Moody filed a marijuana civil penalties bill last session, but it didn’t pass. Now, he says he’s more confident.
“That certainly does give me a greater sense of hope heading into 2019,” Moody previously told The Texas Tribune.
Here’s an excerpt from that Facebook conversation. Many of the questions below are crowdsourced from members of the group.
Is there a budget for programs to get Texas prison inmates educated, trained for jobs, mental health treatment and counseling? If so, does it apply equally to women’s prisons as well as men’s?
State Rep. Joe Moody: Let’s start with the disconnect between men’s and women’s programming. It’s absolutely true that there are fewer programs for women than for men. My understanding is that — by way of explanation, not justification — that’s because there have historically been far, far more men in prison than women. However, we’re now seeing a surge in incarcerated women, and I think it’s incumbent on our state to provide equal opportunity for the women we lock up.
More broadly, we have roughly 70,000 people per year who come out of our prisons. Obviously, we want to get that number way, way down by sending fewer people there. However, for those we do lock up, we need to do better, because that’s a lot of folks.

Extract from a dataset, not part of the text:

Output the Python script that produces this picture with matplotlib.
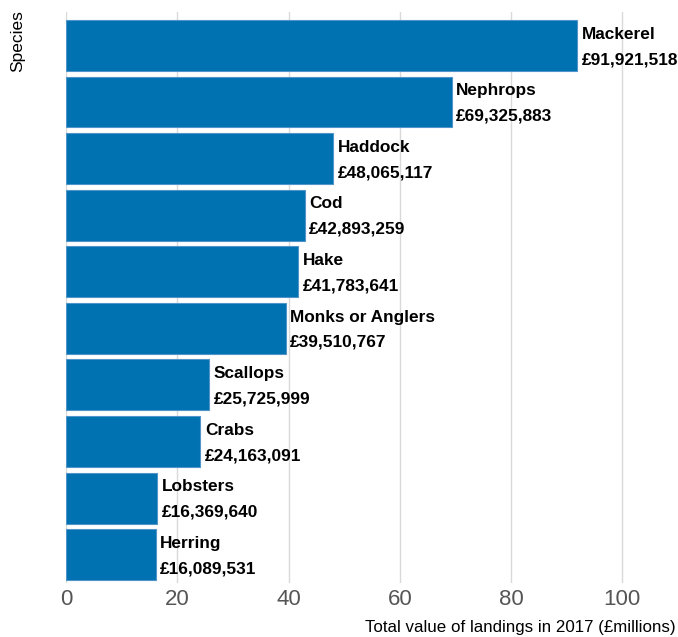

We do have educational and vocational programs within our prisons, but it’s unclear whether those programs are consistently preparing inmates for the real world — are they getting usable academic credit or marketable skills? We commissioned a study on these issues last session, so I’m eager to get that report and see where we can improve. We should also strengthen individualized treatment plans as part of the parole or release process; although we set up that system in recent years, it hasn’t been utilized nearly as effectively as it could be.
What are the big issues facing legislators this year? What is your goal on reform?
Moody: Drug penalties and the opioid abuse epidemic, the death penalty (particularly with regard to serious mental illness and intellectual and developmental disabilities), sexual assault reform and extreme risk protective orders (e.g. “red flag” laws) are going to be significant issues. Bail bond reform may be the single biggest standalone issue, especially after the recent cash bail repeal in California — we know that Texas always quickly follows California’s lead.
How likely is any sort of bail reform? How much is it under state control?
Moody: It’s 100 percent under state control unless we’re dealing with federal holds, such as immigration detainers. It’s a big issue with passionate views on both sides, and historically, big issues don’t fly through in a session or two. That said, there’s a lot of momentum and some litigation pending, so that might light a fire.
Will you be introducing your civil penalty bill again?
Moody: Yes, civil penalties will be the first bill I file this coming session. It’s something that’s becoming more and more likely as it becomes more and more bipartisan. From day one, I’ve said it was an issue both parties can support, and now we’re seeing that in action. I’m optimistic.
What impact would the legalization of marijuana have on the projected prison population?
Moody: Legalization isn’t something I’ve proposed — although I would probably support it — and not something I think has a chance of passing. Decriminalization in lieu of a civil penalty, however, would save us over $700 million a year. While it wouldn’t impact prison populations, it would decrease local costs by freeing space in county jails.
Do you foresee any legislation related to the death penalty in terms of what drugs and/or methods are used?
Moody: While there has been significant concern about that, the broader issues are what I expect to get the most attention this coming session. Right now, we’re talking about whether we should even have the death penalty, and if so, what classes of offenders it should apply to.